Saturday, 6 February 2010

The best ideas always seem obvious afterwards

I've been trying not to mention things like this, but then I just stopped and thought... why?

I don't like blogs which seem to pimp other blogs in some kind of blog circle-jerk--which is an horrific image and I'm sorry to inflict it on you (erm, but apparently not sorry enough to go back an delete it)--but hey, when you've got a great resource, why keep it to yourself?

I'll just let the title and byline speak for itself:
How To Kill Your Imaginary Friends--a writer's guide to diseases and injuries, and how to use them effectively in fiction.

It's run by Dr Grasshopper, who is an actual real-life doctor earning his money saving lives.  That means he's got an amazingly hectic life and if you ask him a question, you might not get an answer before your deadline.  But hey, if it's a good question, you'll get an answer. 

As someone with an unhealthy addiction to research, I have to be careful:  His posts tend to be to me what crack is to crack addicts. 

I mean, look at this:
Heme has a good affinity for oxygen for the purposes of oxygen transport: It binds oxygen tightly enough to carry it around, but loosely enough to let it go when it arrives at its proper destination. (This “oxygen + hemoglobin” combination is called “oxyhemoglobin.)

Enter carbon monoxide. Carbon monoxide is made up of one carbon atom and one oxygen atom. (The name tells you that, if you break it down.) Carbon monoxide also likes to bind to heme, in the same spot where oxygen likes to bind, right in the “pocket”.
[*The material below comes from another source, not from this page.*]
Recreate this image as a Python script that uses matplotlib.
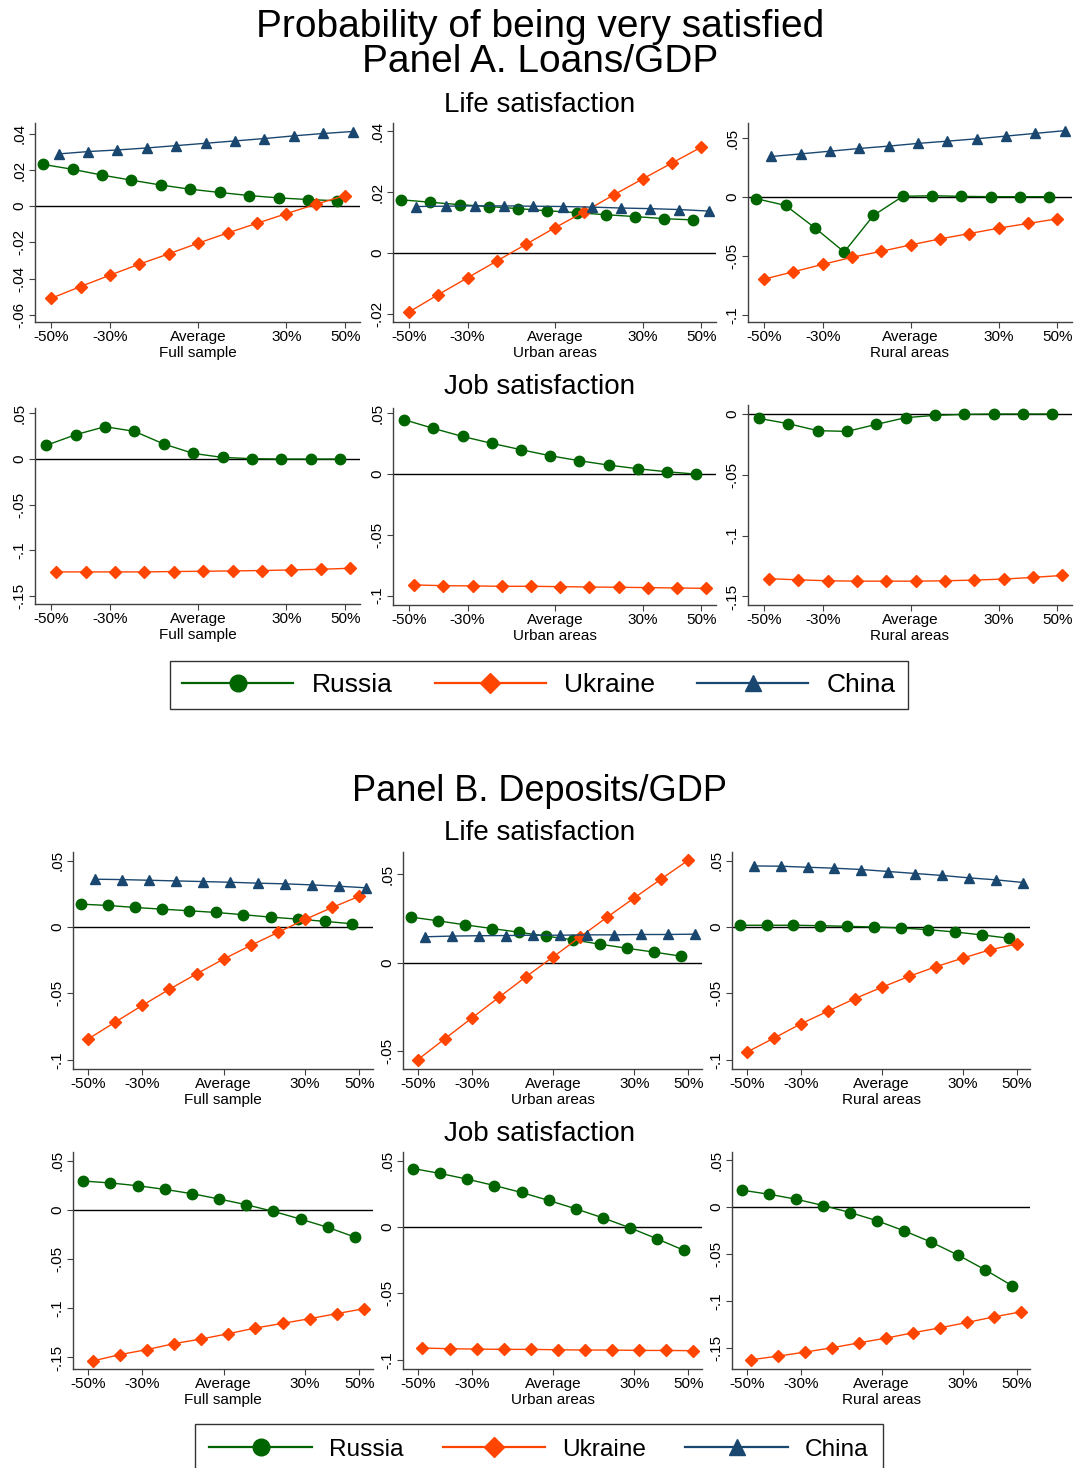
import matplotlib.pyplot as plt
from matplotlib.lines import Line2D

plt.rcParams['font.family'] = ['Liberation Sans', 'DejaVu Sans']

W, H = 1076, 1468

levels = [-50, -40, -30, -20, -10, 0, 10, 20, 30, 40, 50]
xticks = [-50, -30, 0, 30, 50]
xticklabels = ['-50%', '-30%', 'Average', '30%', '50%']
countries = ['Russia', 'Ukraine', 'China']

# Panel A. Loans/GDP -- life satisfaction
a_life_full_rus = [0.0231, 0.0204, 0.0172, 0.0144, 0.0117, 0.0094, 0.0076, 0.0059, 0.0046, 0.0037, 0.0030]
a_life_full_ukr = [-0.0509, -0.0444, -0.0381, -0.0320, -0.0263, -0.0204, -0.0148, -0.0094, -0.0041, 0.0011, 0.0059]
a_life_full_chn = [0.0289, 0.0302, 0.0311, 0.0322, 0.0335, 0.0348, 0.0361, 0.0374, 0.0389, 0.0402, 0.0413]
a_life_urban_rus = [0.0175, 0.0167, 0.0159, 0.0153, 0.0146, 0.0139, 0.0133, 0.0126, 0.0120, 0.0113, 0.0109]
a_life_urban_ukr = [-0.0193, -0.0136, -0.0081, -0.0026, 0.0029, 0.0084, 0.0136, 0.0191, 0.0244, 0.0296, 0.0348]
a_life_urban_chn = [0.0153, 0.0154, 0.0155, 0.0155, 0.0154, 0.0153, 0.0151, 0.0148, 0.0146, 0.0143, 0.0138]
a_life_rural_rus = [-0.0014, -0.0071, -0.0261, -0.0466, -0.0156, 0.0006, 0.0011, 0.0006, 0.0003, 0.0003, 0.0003]
a_life_rural_ukr = [-0.0696, -0.0634, -0.0571, -0.0511, -0.0460, -0.0406, -0.0355, -0.0310, -0.0264, -0.0224, -0.0185]
a_life_rural_chn = [0.0344, 0.0366, 0.0389, 0.0412, 0.0432, 0.0455, 0.0474, 0.0494, 0.0517, 0.0540, 0.0563]

# Panel A -- job satisfaction (no China)
a_job_full_rus = [0.0150, 0.0267, 0.0355, 0.0304, 0.0165, 0.0062, 0.0018, 0.0004, 0.0, 0.0, 0.0]
a_job_full_ukr = [-0.1238, -0.1238, -0.1238, -0.1238, -0.1234, -0.1231, -0.1227, -0.1223, -0.1216, -0.1209, -0.1198]
a_job_urban_rus = [0.0448, 0.0376, 0.0310, 0.0253, 0.0201, 0.0151, 0.0110, 0.0074, 0.0044, 0.0019, 0.0]
a_job_urban_ukr = [-0.0912, -0.0918, -0.0920, -0.0923, -0.0923, -0.0926, -0.0929, -0.0931, -0.0934, -0.0937, -0.0940]
a_job_rural_rus = [-0.0036, -0.0080, -0.0137, -0.0143, -0.0085, -0.0030, -0.0011, -0.0003, 0.0, 0.0, 0.0]
a_job_rural_ukr = [-0.1354, -0.1363, -0.1371, -0.1374, -0.1374, -0.1374, -0.1371, -0.1365, -0.1357, -0.1343, -0.1327]

# Panel B. Deposits/GDP -- life satisfaction
b_life_full_rus = [0.0173, 0.0163, 0.0148, 0.0135, 0.0123, 0.0110, 0.0093, 0.0075, 0.0060, 0.0043, 0.0025]
b_life_full_ukr = [-0.0845, -0.0717, -0.0591, -0.0469, -0.0353, -0.0241, -0.0138, -0.0040, 0.0058, 0.0148, 0.0233]
b_life_full_chn = [0.0361, 0.0358, 0.0353, 0.0348, 0.0343, 0.0338, 0.0331, 0.0326, 0.0318, 0.0308, 0.0296]
b_life_urban_rus = [0.0258, 0.0237, 0.0214, 0.0193, 0.0172, 0.0150, 0.0129, 0.0104, 0.0081, 0.0059, 0.0036]
b_life_urban_ukr = [-0.0551, -0.0432, -0.0314, -0.0197, -0.0080, 0.0032, 0.0146, 0.0258, 0.0367, 0.0475, 0.0581]
b_life_urban_chn = [0.0146, 0.0150, 0.0152, 0.0153, 0.0155, 0.0155, 0.0157, 0.0157, 0.0159, 0.0159, 0.0161]
b_life_rural_rus = [0.0013, 0.0013, 0.0013, 0.0010, 0.0005, 0.0, -0.0008, -0.0020, -0.0038, -0.0060, -0.0085]
b_life_rural_ukr = [-0.0943, -0.0838, -0.0730, -0.0635, -0.0540, -0.0455, -0.0373, -0.0300, -0.0235, -0.0173, -0.0128]
b_life_rural_chn = [0.0460, 0.0458, 0.0450, 0.0443, 0.0433, 0.0418, 0.0403, 0.0388, 0.0370, 0.0355, 0.0335]

# Panel B -- job satisfaction
b_job_full_rus = [0.0295, 0.0275, 0.0247, 0.0210, 0.0166, 0.0112, 0.0054, -0.0014, -0.0092, -0.0176, -0.0275]
b_job_full_ukr = [-0.1536, -0.1471, -0.1420, -0.1359, -0.1312, -0.1258, -0.1200, -0.1153, -0.1105, -0.1054, -0.1003]
b_job_urban_rus = [0.0441, 0.0404, 0.0361, 0.0313, 0.0261, 0.0201, 0.0138, 0.0070, -0.0005, -0.0088, -0.0175]
b_job_urban_ukr = [-0.0912, -0.0917, -0.0920, -0.0922, -0.0922, -0.0925, -0.0927, -0.0927, -0.0930, -0.0930, -0.0932]
b_job_rural_rus = [0.0181, 0.0138, 0.0085, 0.0018, -0.0057, -0.0145, -0.0252, -0.0372, -0.0511, -0.0667, -0.0837]
b_job_rural_ukr = [-0.1628, -0.1589, -0.1546, -0.1500, -0.1447, -0.1397, -0.1340, -0.1287, -0.1230, -0.1170, -0.1117]

styles = {
    'Russia': dict(color='#006400', marker='o', ms=7.5),
    'Ukraine': dict(color='#FF4500', marker='D', ms=6.5),
    'China': dict(color='#1A476F', marker='^', ms=7.5),
}
shift3 = {'Russia': -2.7, 'Ukraine': 0.0, 'China': 2.5}
shift2 = {'Russia': -1.7, 'Ukraine': 1.7}

# (left, top, right, bottom) in pixels, sample label, y ticks, y limits, series
panels = [
    ((35, 123, 360, 322), 'Full sample', [.04, .02, 0, -.02, -.04, -.06], (-0.064, 0.046),
     [a_life_full_rus, a_life_full_ukr, a_life_full_chn]),
    ((393, 123, 716, 322), 'Urban areas', [.04, .02, 0, -.02], (-0.0226, 0.0427),
     [a_life_urban_rus, a_life_urban_ukr, a_life_urban_chn]),
    ((748, 123, 1072, 322), 'Rural areas', [.05, 0, -.05, -.1], (-0.106, 0.0628),
     [a_life_rural_rus, a_life_rural_ukr, a_life_rural_chn]),
    ((35, 408, 360, 604), 'Full sample', [.05, 0, -.05, -.1, -.15], (-0.159, 0.056),
     [a_job_full_rus, a_job_full_ukr]),
    ((393, 408, 716, 605), 'Urban areas', [.05, 0, -.05, -.1], (-0.1077, 0.0544),
     [a_job_urban_rus, a_job_urban_ukr]),
    ((748, 405, 1072, 605), 'Rural areas', [0, -.05, -.1, -.15], (-0.157, 0.0074),
     [a_job_rural_rus, a_job_rural_ukr]),
    ((73, 852, 373, 1069), 'Full sample', [.05, 0, -.05, -.1], (-0.107, 0.0566),
     [b_life_full_rus, b_life_full_ukr, b_life_full_chn]),
    ((403, 852, 702, 1069), 'Urban areas', [.05, 0, -.05], (-0.0604, 0.0627),
     [b_life_urban_rus, b_life_urban_ukr, b_life_urban_chn]),
    ((732, 852, 1030, 1069), 'Rural areas', [.05, 0, -.05, -.1], (-0.107, 0.0565),
     [b_life_rural_rus, b_life_rural_ukr, b_life_rural_chn]),
    ((73, 1152, 373, 1369), 'Full sample', [.05, 0, -.05, -.1, -.15], (-0.1617, 0.059),
     [b_job_full_rus, b_job_full_ukr]),
    ((403, 1152, 702, 1369), 'Urban areas', [.05, 0, -.05, -.1], (-0.107, 0.0566),
     [b_job_urban_rus, b_job_urban_ukr]),
    ((732, 1152, 1030, 1369), 'Rural areas', [.05, 0, -.05, -.1, -.15], (-0.1727, 0.0589),
     [b_job_rural_rus, b_job_rural_ukr]),
]


def stata_fmt(v):
    s = f"{v:g}"
    return s.replace('-0.', '-.').replace('0.', '.') if v != 0 else '0'


fig = plt.figure(figsize=(W / 100, H / 100), dpi=100)

for (l, t, r, b), sample, yt, ylim, series in panels:
    ax = fig.add_axes([l / W, 1 - b / H, (r - l) / W, (b - t) / H])
    ax.axhline(0, color='black', lw=1.0, zorder=1)
    shift = shift3 if len(series) == 3 else shift2
    for name, y in zip(countries, series):
        st = styles[name]
        xs = [v + shift[name] for v in levels]
        ax.plot(xs, y, color=st['color'], lw=1.0, marker=st['marker'], ms=st['ms'],
                mec=st['color'], mfc=st['color'], zorder=3)
    ax.set_xlim(-55.5, 55)
    ax.set_ylim(*ylim)
    ax.set_xticks(xticks)
    ax.set_xticklabels(xticklabels, fontsize=11)
    ax.set_yticks(yt)
    ax.set_yticklabels([stata_fmt(v) for v in yt], fontsize=11, rotation=90, va='center')
    ax.set_xlabel(sample, fontsize=11, labelpad=1)
    for side in ['top', 'right']:
        ax.spines[side].set_visible(False)
    for side in ['left', 'bottom']:
        ax.spines[side].set_color('#404040')
        ax.spines[side].set_linewidth(1.0)
    ax.tick_params(direction='out', length=4, width=0.8, color='#404040', pad=2)

# titles
def ftext(x, y, s, size):
    fig.text(x / W, 1 - y / H, s, ha='center', va='center', fontsize=size)

ftext(540, 27, 'Probability of being very satisfied', 28)
ftext(540, 62, 'Panel A. Loans/GDP', 28)
ftext(540, 105, 'Life satisfaction', 20)
ftext(540, 387, 'Job satisfaction', 20)
ftext(540, 791, 'Panel B. Deposits/GDP', 26)
ftext(540, 833, 'Life satisfaction', 20)
ftext(540, 1134, 'Job satisfaction', 20)

handles = [Line2D([0], [0], color=styles[c]['color'], lw=1.6, marker=styles[c]['marker'],
                  ms=styles[c]['ms'] * 1.6) for c in countries]

for (ytop, size, pad) in [(661, 19, 0.45), (1424, 17.6, 0.6)]:
    leg = fig.legend(handles, countries, loc='upper center', ncol=3,
                     bbox_to_anchor=(539 / W, 1 - ytop / H), fontsize=size,
                     frameon=True, fancybox=False, handlelength=4.2,
                     handletextpad=0.7, columnspacing=1.6, borderpad=pad,
                     borderaxespad=0)
    leg.get_frame().set_edgecolor('black')
    leg.get_frame().set_linewidth(1.0)

fig.savefig('out.png', dpi=100)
Problem is, it binds WAY TOO TIGHTLY to the pocket, and is very difficult to release.

And that's why people die of carbon monoxide poisoning.  The molecules which make up our blood are able to hold onto oxygen just lose enough for us to exist.  And they hold onto other molecules far tighter.  Is there a more efficient system?  Could you use blood cells to transport tiny packets of molecules which hold data?  What would that feel like?  Why are our bodies seemingly looking for a chance to kill us?  Could you kill someone with carbon monoxide poisoning, and then oxygenate their blood to remove all traces of it?  What's so great about oxygen anyway--I mean, why do we need oxygen and not, I dunno, nitrogen?

One day, I'm just going to take a month of his posts and turn them into a story.  You know, just to get it out my system.